Castle House was described by Alfred Munnings as “the house of my dreams”

“now I come to what I consider to be the main event of my life … but what is the use of meeting a wife if you have no house?”

Munnings came to look at Castle House in the summer of 1919 with a party of friends. He wrote:
“I had indeed found my dream house, river and all … it was a big house for one man.” He was persuaded by a friend to make an offer of £1,800 which was accepted: “Still full of fears, I began to wish I had never thought of buying such a thing as a gentleman’s residence. I should never be able to keep such a place! Who was I?”
Violet McBride was an accomplished horsewoman, known in the best circles, and Munnings met her in 1919. She caught the his attention: “Here was a subject to paint – a good looking woman on horseback, silk hat and gardenia – all complete.” He asked if she would sit for him. Initially she declined but finally she was persuaded. Violet first visited Castle House in the winter of 1919 to celebrate Christmas along with other friends of Munnings including Laura and Harold Knight.

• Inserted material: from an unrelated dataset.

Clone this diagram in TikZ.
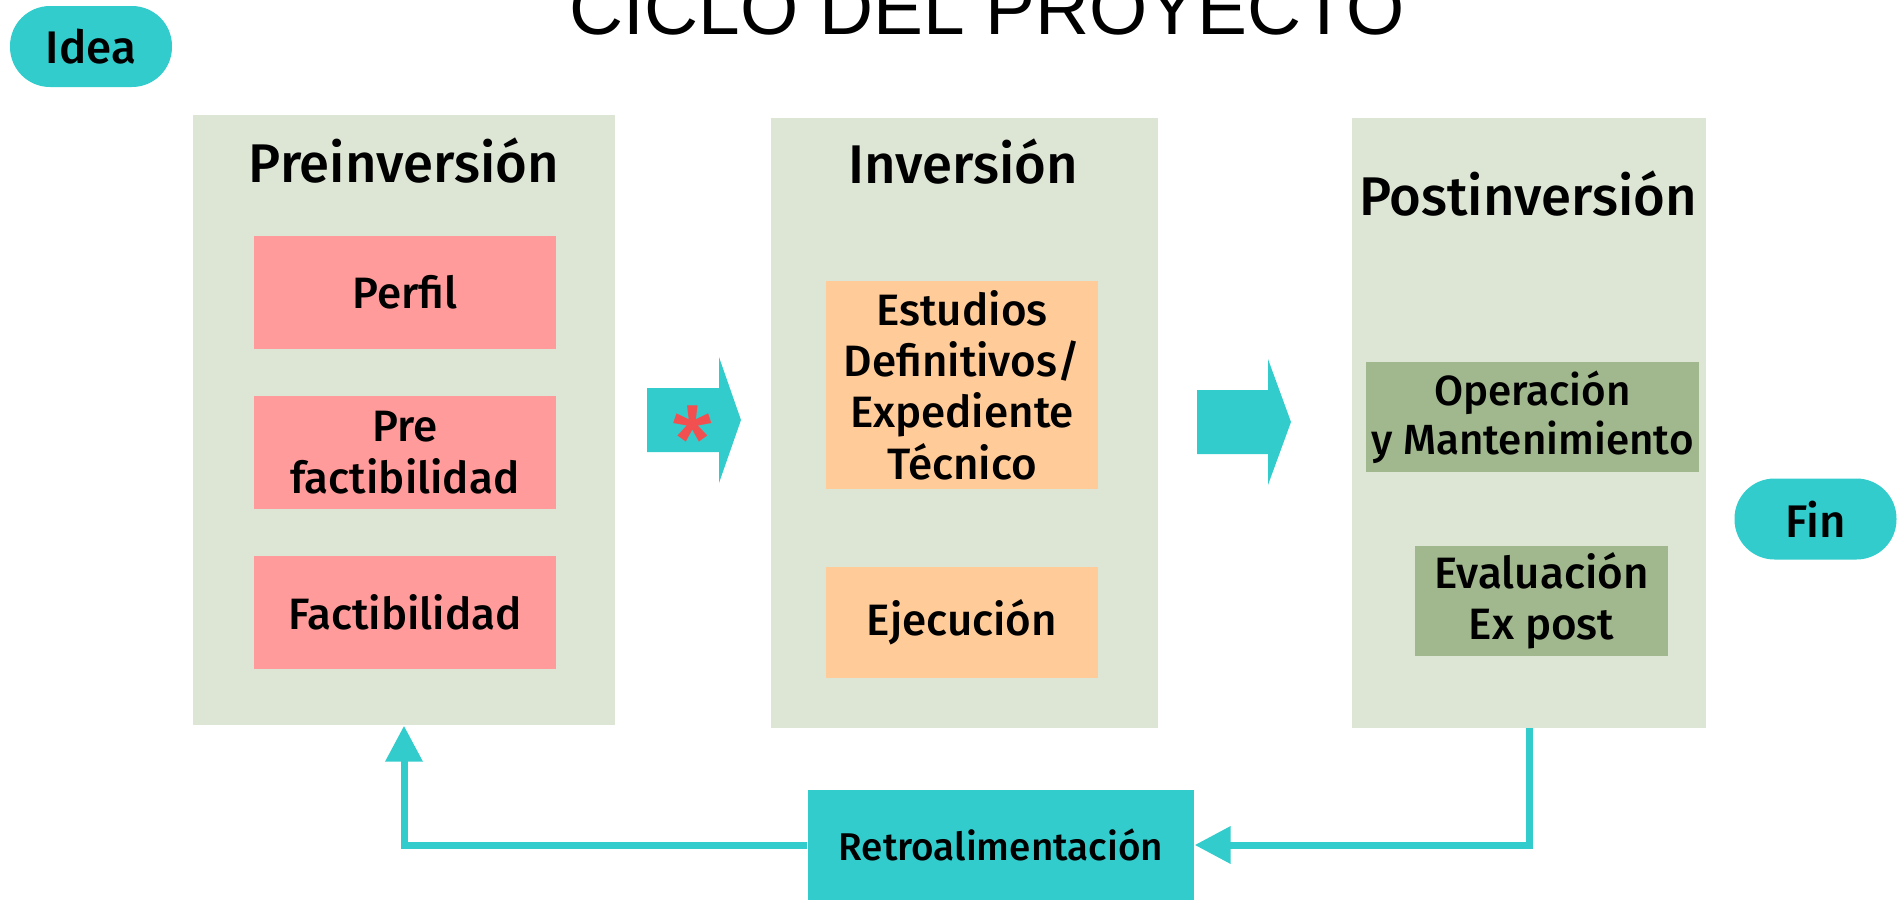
\documentclass[tikz,border=0pt]{standalone}
\usepackage{fontspec}
\setmainfont{Fira Sans Medium}
\newfontfamily\titlefont{Liberation Sans}
\usetikzlibrary{arrows.meta}

\definecolor{turq}{HTML}{33CCCC}
\definecolor{panelbg}{HTML}{DDE5D4}
\definecolor{pinkbox}{HTML}{FF9B9B}
\definecolor{orangebox}{HTML}{FFCB99}
\definecolor{greenbox}{HTML}{A1B78D}
\definecolor{asterred}{HTML}{F25050}

\begin{document}
\begin{tikzpicture}[x=0.1mm,y=-0.1mm,
  every node/.style={align=center,inner sep=0pt},
  panel/.style={fill=panelbg,minimum height=61mm},
  head/.style={font=\fontsize{15.5}{18}\selectfont},
  txt/.style={font=\fontsize{12.5}{14.6}\selectfont},
  pill/.style={fill=turq,rounded corners=4mm,minimum width=16.2mm,minimum height=8.1mm,
    font=\fontsize{13}{15}\selectfont},
  fb/.style={turq,line width=0.7mm},
  fbtip/.style={-{Triangle[length=3.6mm,width=3.6mm]}}]
\useasboundingbox (0,0) rectangle (1899,902);

% title, cut at the top
\node[font=\titlefont\fontsize{21.3}{24}\selectfont,anchor=base] (title) at (987,34) {CICLO DEL PROYECTO};

\node[pill] (idea) at (91,46.5) {Idea};
\node[pill] (fin)  at (1815.5,519) {Fin};

% the three stages
\node[panel,minimum width=42.2mm] (pre)  at (404,420)    {};
\node[panel,minimum width=38.7mm] (inv)  at (964.5,422.5) {};
\node[panel,minimum width=35.4mm] (post) at (1529,422.5) {};

\node[head] (prehead)  at (404,161)  {Preinversión};
\node[head] (invhead)  at (963,162)  {Inversión};
\node[head] (posthead) at (1528,194) {Postinversión};

\node[txt,fill=pinkbox,minimum width=30.2mm,minimum height=11.3mm] (perfil) at (405,292.5) {Perfil};
\node[txt,fill=pinkbox,minimum width=30.2mm,minimum height=11.3mm] (prefac) at (405,452.5) {Pre\\factibilidad};
\node[txt,fill=pinkbox,minimum width=30.2mm,minimum height=11.3mm] (fac)    at (405,612.5) {Factibilidad};

\node[txt,fill=orangebox,minimum width=27.2mm,minimum height=20.8mm] (estud) at (962,385)   {Estudios\\Definitivos/\\Expediente\\Técnico};
\node[txt,fill=orangebox,minimum width=27.2mm,minimum height=11.1mm] (ejec)  at (962,622.5) {Ejecución};

\node[txt,fill=greenbox,minimum width=33.3mm,minimum height=11mm,font=\fontsize{12}{14}\selectfont] (oper) at (1532.5,417) {Operación\\y Mantenimiento};
\node[txt,fill=greenbox,minimum width=25.3mm,minimum height=11mm] (eval) at (1541.5,601) {Evaluación\\Ex post};

% block arrows between stages
\coordinate (ar1) at (647,420);
\coordinate (ar2) at (1197,422);
\fill[turq] (ar1) ++(0,-32) -- ++(72,0) -- ++(0,-31) -- ++(22,63) -- ++(-22,63) -- ++(0,-31) -- ++(-72,0) -- cycle;
\fill[turq] (ar2) ++(0,-32) -- ++(71,0) -- ++(0,-31) -- ++(23,63) -- ++(-23,63) -- ++(0,-31) -- ++(-71,0) -- cycle;
\node[text=asterred,font=\fontsize{26}{26}\selectfont] (aster) at (693,440) {*};

% feedback loop
\node[fill=turq,minimum width=38.6mm,minimum height=11mm,font=\fontsize{11}{13}\selectfont] (retro) at (1001,845) {Retroalimentación};
\draw[fb,fbtip] (post.south) |- (retro.east);
\draw[fb,fbtip] (retro.west) -| (pre.south);
\end{tikzpicture}
\end{document}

Following their wedding in March 1920 Violet undertook all the domestic elements of Munnings’ life including the accounts and organisation of the household. Violet also contrived many of his commissions during the 1920s and 1930s some of which she secured from her contacts in the horse and hunting world. She saw it as her role to release him from the mundane activities of everyday life so that he had the freedom to carry out his work uninhibited.

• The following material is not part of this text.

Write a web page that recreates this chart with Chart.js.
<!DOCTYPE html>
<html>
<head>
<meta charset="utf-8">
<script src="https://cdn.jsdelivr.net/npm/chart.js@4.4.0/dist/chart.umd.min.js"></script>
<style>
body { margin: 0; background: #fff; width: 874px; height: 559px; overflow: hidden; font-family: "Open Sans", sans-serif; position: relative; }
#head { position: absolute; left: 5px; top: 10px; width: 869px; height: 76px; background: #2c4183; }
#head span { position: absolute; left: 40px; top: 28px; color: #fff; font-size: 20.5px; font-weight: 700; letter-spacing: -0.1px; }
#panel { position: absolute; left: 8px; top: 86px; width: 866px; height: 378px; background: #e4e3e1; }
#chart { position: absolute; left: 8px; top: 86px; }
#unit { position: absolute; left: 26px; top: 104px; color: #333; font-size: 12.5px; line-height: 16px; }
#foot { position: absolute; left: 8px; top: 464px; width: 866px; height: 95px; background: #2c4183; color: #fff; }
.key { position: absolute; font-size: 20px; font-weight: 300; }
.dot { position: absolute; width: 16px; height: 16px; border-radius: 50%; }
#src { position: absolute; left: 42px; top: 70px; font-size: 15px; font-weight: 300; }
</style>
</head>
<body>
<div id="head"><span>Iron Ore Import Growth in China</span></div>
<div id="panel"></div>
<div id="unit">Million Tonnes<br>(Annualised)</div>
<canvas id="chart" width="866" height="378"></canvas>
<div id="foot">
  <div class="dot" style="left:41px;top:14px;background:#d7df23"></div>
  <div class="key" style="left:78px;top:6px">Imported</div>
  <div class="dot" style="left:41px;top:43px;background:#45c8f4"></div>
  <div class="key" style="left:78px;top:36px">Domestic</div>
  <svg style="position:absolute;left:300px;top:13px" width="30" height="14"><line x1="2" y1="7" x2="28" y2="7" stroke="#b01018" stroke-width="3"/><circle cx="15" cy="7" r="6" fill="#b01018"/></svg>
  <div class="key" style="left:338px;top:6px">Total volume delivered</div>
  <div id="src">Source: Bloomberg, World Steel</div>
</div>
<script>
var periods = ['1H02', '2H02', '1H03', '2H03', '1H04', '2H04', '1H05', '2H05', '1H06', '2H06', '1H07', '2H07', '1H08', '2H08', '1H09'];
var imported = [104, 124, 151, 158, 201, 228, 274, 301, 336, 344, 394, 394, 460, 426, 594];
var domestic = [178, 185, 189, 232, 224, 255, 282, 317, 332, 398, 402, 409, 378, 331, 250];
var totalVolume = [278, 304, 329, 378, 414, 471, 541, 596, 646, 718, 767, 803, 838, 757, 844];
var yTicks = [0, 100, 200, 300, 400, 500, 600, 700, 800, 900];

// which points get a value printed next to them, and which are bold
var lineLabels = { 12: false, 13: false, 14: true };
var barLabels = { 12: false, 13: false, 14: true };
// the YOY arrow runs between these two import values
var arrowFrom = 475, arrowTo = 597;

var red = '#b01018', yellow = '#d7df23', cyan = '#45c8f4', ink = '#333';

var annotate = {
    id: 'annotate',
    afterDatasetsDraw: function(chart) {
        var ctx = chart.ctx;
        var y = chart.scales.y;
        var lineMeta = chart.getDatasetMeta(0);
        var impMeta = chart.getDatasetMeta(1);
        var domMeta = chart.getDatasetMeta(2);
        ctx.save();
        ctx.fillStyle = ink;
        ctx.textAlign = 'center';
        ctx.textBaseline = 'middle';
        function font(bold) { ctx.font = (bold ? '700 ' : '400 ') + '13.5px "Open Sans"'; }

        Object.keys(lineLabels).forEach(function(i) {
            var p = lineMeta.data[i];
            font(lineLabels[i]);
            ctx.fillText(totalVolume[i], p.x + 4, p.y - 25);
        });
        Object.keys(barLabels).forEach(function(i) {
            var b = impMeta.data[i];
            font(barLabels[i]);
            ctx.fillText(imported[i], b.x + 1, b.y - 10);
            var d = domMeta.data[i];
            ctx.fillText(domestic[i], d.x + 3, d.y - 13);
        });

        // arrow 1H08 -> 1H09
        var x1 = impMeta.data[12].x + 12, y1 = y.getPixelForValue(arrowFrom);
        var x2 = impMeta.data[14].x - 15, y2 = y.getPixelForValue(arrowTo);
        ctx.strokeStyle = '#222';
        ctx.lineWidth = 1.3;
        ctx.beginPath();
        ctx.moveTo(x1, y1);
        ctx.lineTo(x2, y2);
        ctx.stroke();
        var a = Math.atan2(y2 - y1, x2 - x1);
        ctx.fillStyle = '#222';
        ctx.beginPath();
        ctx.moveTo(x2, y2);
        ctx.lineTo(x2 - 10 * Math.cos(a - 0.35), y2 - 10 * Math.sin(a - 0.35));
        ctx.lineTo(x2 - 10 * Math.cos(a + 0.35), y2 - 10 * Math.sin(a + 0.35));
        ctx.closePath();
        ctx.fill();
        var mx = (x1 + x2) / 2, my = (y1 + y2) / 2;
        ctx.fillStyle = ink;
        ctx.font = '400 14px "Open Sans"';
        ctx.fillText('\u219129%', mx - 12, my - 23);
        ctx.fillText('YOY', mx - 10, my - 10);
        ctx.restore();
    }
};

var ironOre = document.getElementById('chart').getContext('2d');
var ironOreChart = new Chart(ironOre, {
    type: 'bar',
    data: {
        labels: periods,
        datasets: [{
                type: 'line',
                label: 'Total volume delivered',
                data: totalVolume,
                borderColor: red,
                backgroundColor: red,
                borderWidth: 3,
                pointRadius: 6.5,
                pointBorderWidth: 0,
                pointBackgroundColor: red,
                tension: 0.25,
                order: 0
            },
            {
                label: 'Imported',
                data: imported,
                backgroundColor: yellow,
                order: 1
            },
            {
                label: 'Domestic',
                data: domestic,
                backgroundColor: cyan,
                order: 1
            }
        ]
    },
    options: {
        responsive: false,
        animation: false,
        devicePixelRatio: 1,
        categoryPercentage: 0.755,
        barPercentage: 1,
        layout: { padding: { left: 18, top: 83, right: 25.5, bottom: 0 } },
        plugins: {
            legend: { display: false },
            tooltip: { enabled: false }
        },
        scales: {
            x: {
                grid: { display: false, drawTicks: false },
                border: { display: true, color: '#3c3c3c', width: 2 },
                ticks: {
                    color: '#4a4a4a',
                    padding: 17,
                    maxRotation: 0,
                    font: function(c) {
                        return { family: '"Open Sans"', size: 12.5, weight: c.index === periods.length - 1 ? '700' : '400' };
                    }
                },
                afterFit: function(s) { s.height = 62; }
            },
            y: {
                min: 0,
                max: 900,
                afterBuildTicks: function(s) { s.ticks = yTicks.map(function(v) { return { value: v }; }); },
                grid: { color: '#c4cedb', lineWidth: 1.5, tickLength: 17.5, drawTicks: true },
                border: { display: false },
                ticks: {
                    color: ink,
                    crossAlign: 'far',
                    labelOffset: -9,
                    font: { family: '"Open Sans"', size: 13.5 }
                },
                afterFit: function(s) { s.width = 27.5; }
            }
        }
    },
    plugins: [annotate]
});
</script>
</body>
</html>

He wrote “I have been more than blessed with a good wife.”
She said “he was never such a good painter after he married me.”
Prior to his death in 1959, Munnings and Violet had discussed making his paintings more accessible to the public and so, with enormous support from the public, it was she who opened Castle House as a museum in his memory in the spring of 1961. In an interview with The Daily Mail in 1961 she said that “I feel that his spirit is still here.” In 1966 the Castle House Trust was founded to manage and maintain The Sir Alfred Munnings Art Museum. Lady Munnings and the Trustees acquired further paintings in order to show a more fully representative body of Munnings’ work. Lady Munnings died in 1971, having moved to Chelsea in the late 1960s but the Trust continues to run the museum today.

HISTORY OF CASTLE HOUSE

The Architecture of Castle House
“Castle House. Castle Hill. Late fifteenth century Front Range, and south range added in the late sixteenth and early seventeenth century, all timber framed and plastered. Early nineteenth century additions on the north side, rendered brick, including the drawing room. A circular room with domed ceiling was formed in the existing south range. Some later nineteenth century decoration including moulding and gothic detailing in the staircase hall.” (Pevsner; The Buildings of England: Essex).

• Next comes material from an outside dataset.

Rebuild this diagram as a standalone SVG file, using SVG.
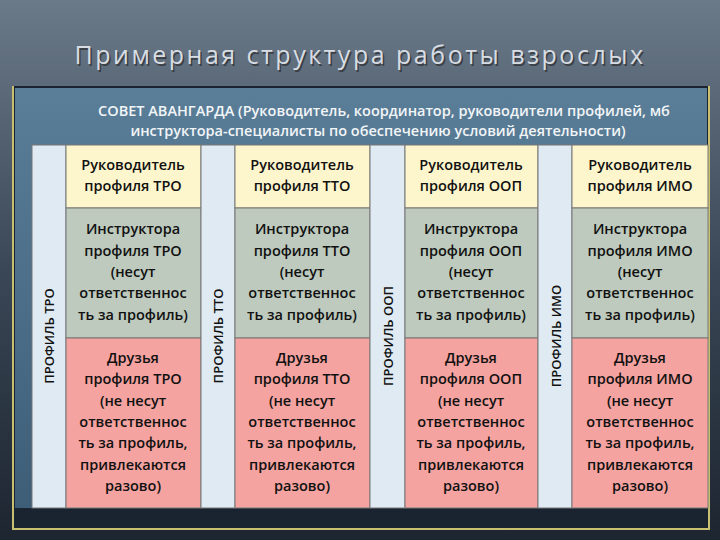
<svg xmlns="http://www.w3.org/2000/svg" width="720" height="540" viewBox="0 0 720 540">
<defs>
<linearGradient id="bg" x1="0" y1="0" x2="0" y2="1"><stop offset="0" stop-color="#6b7a89"/><stop offset="0.5" stop-color="#3a4756"/><stop offset="1" stop-color="#1d2530"/></linearGradient>
<linearGradient id="pn" x1="0" y1="0" x2="0" y2="1"><stop offset="0" stop-color="#5a7e98"/><stop offset="1" stop-color="#3e5e78"/></linearGradient>
<style>
.t{font-family:"Open Sans","DejaVu Sans",sans-serif;font-size:14.5px;font-weight:600;text-anchor:middle;fill:#111}
.s{font-family:"Open Sans","DejaVu Sans",sans-serif;font-size:13px;font-weight:600;text-anchor:middle;fill:#111}
.h{fill:#fdf6cc;stroke:#777;stroke-width:1}
.i{fill:#bdcabd;stroke:#777;stroke-width:1}
.f{fill:#f4a3a0;stroke:#777;stroke-width:1}
.v{fill:#dfeaf2;stroke:#777;stroke-width:1}
</style>
</defs>
<rect width="720" height="540" fill="url(#bg)"/>
<text x="360" y="64" font-family="'Open Sans','DejaVu Sans',sans-serif" font-size="25" letter-spacing="2.5" text-anchor="middle" fill="#222" opacity="0.6" dx="1.5" dy="1.5">Примерная структура работы взрослых</text>
<text x="360" y="64" font-family="'Open Sans','DejaVu Sans',sans-serif" font-size="25" letter-spacing="2.5" text-anchor="middle" fill="#d8dde3">Примерная структура работы взрослых</text>
<rect x="12" y="86" width="697" height="444" fill="#1a2430"/>
<rect x="15" y="88" width="692" height="420" fill="url(#pn)"/>
<path d="M13 86V529H709V86" fill="none" stroke="#c8c070" stroke-width="2"/>
<g id="council" font-family="'Open Sans','DejaVu Sans',sans-serif" font-size="14.5" font-weight="600" text-anchor="middle" fill="#f2f5f7">
<text x="384" y="116">СОВЕТ АВАНГАРДА (Руководитель, координатор, руководители профилей, мб</text>
<text x="378" y="136">инструктора-специалисты по обеспечению условий деятельности)</text>
</g>
<g id="col-tro">
<rect class="v" x="32" y="145" width="34" height="363"/>
<text class="s" transform="translate(54,336) rotate(-90)">ПРОФИЛЬ ТРО</text>
<rect class="h" x="66" y="145" width="135" height="63"/>
<text class="t" x="133" y="170">Руководитель</text><text class="t" x="133" y="191">профиля ТРО</text>
<rect class="i" x="66" y="208" width="135" height="130"/>
<text class="t" x="133" y="234">Инструктора</text><text class="t" x="133" y="256">профиля ТРО</text><text class="t" x="133" y="277">(несут</text><text class="t" x="133" y="298">ответственнос</text><text class="t" x="133" y="320">ть за профиль)</text>
<rect class="f" x="66" y="338" width="135" height="170"/>
<text class="t" x="133" y="363">Друзья</text><text class="t" x="133" y="384">профиля ТРО</text><text class="t" x="133" y="406">(не несут</text><text class="t" x="133" y="427">ответственнос</text><text class="t" x="133" y="448">ть за профиль,</text><text class="t" x="133" y="470">привлекаются</text><text class="t" x="133" y="491">разово)</text>
</g>
<g id="col-tto">
<rect class="v" x="201" y="145" width="34" height="363"/>
<text class="s" transform="translate(223,336) rotate(-90)">ПРОФИЛЬ ТТО</text>
<rect class="h" x="235" y="145" width="135" height="63"/>
<text class="t" x="302" y="170">Руководитель</text><text class="t" x="302" y="191">профиля ТТО</text>
<rect class="i" x="235" y="208" width="135" height="130"/>
<text class="t" x="302" y="234">Инструктора</text><text class="t" x="302" y="256">профиля ТТО</text><text class="t" x="302" y="277">(несут</text><text class="t" x="302" y="298">ответственнос</text><text class="t" x="302" y="320">ть за профиль)</text>
<rect class="f" x="235" y="338" width="135" height="170"/>
<text class="t" x="302" y="363">Друзья</text><text class="t" x="302" y="384">профиля ТТО</text><text class="t" x="302" y="406">(не несут</text><text class="t" x="302" y="427">ответственнос</text><text class="t" x="302" y="448">ть за профиль,</text><text class="t" x="302" y="470">привлекаются</text><text class="t" x="302" y="491">разово)</text>
</g>
<g id="col-oop">
<rect class="v" x="370" y="145" width="35" height="363"/>
<text class="s" transform="translate(393,336) rotate(-90)">ПРОФИЛЬ ООП</text>
<rect class="h" x="405" y="145" width="133" height="63"/>
<text class="t" x="471" y="170">Руководитель</text><text class="t" x="471" y="191">профиля ООП</text>
<rect class="i" x="405" y="208" width="133" height="130"/>
<text class="t" x="471" y="234">Инструктора</text><text class="t" x="471" y="256">профиля ООП</text><text class="t" x="471" y="277">(несут</text><text class="t" x="471" y="298">ответственнос</text><text class="t" x="471" y="320">ть за профиль)</text>
<rect class="f" x="405" y="338" width="133" height="170"/>
<text class="t" x="471" y="363">Друзья</text><text class="t" x="471" y="384">профиля ООП</text><text class="t" x="471" y="406">(не несут</text><text class="t" x="471" y="427">ответственнос</text><text class="t" x="471" y="448">ть за профиль,</text><text class="t" x="471" y="470">привлекаются</text><text class="t" x="471" y="491">разово)</text>
</g>
<g id="col-imo">
<rect class="v" x="538" y="145" width="34" height="363"/>
<text class="s" transform="translate(561,336) rotate(-90)">ПРОФИЛЬ ИМО</text>
<rect class="h" x="572" y="145" width="136" height="63"/>
<text class="t" x="640" y="170">Руководитель</text><text class="t" x="640" y="191">профиля ИМО</text>
<rect class="i" x="572" y="208" width="136" height="130"/>
<text class="t" x="640" y="234">Инструктора</text><text class="t" x="640" y="256">профиля ИМО</text><text class="t" x="640" y="277">(несут</text><text class="t" x="640" y="298">ответственнос</text><text class="t" x="640" y="320">ть за профиль)</text>
<rect class="f" x="572" y="338" width="136" height="170"/>
<text class="t" x="640" y="363">Друзья</text><text class="t" x="640" y="384">профиля ИМО</text><text class="t" x="640" y="406">(не несут</text><text class="t" x="640" y="427">ответственнос</text><text class="t" x="640" y="448">ть за профиль,</text><text class="t" x="640" y="470">привлекаются</text><text class="t" x="640" y="491">разово)</text>
</g>
<g id="connectors"/>
</svg>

In the fourteenth century Castle House was one of the prominent clothier residences in Dedham, where weaving was the predominant industry. Woollen cloths were sold primarily at the Flemish Markets and also at Dedham market once it was established. The industry peaked in the fifteenth century enabling merchant weavers to fund the building of Dedham church.
During the sixteenth and seventeenth centuries the English Civil War and the closure of the Flemish Markets caused the weaving industry to decline but there were forty known clothiers in Dedham operating from the sixteenth century onwards, including a number based at Castle House.
At the turn of the eighteenth century the cloth trade in this part of the country was again on the up but had relocated to portside towns leaving Dedham in a state of poverty. Huguenots fleeing France sought refuge in Britain and brought with them the skills to weave silk. Silk cloths were worth much more than wool and so Dedham once again became prosperous. This new found wealth enabled the local inhabitants to modernise and make fashionable their houses, bringing them into the Georgian age. This included the extension and remodelling of Castle House.
The Dedham silk weaving industry declined throughout the nineteenth century largely due to its geographical position with the port towns, again, proving to be much more efficient trading centres.).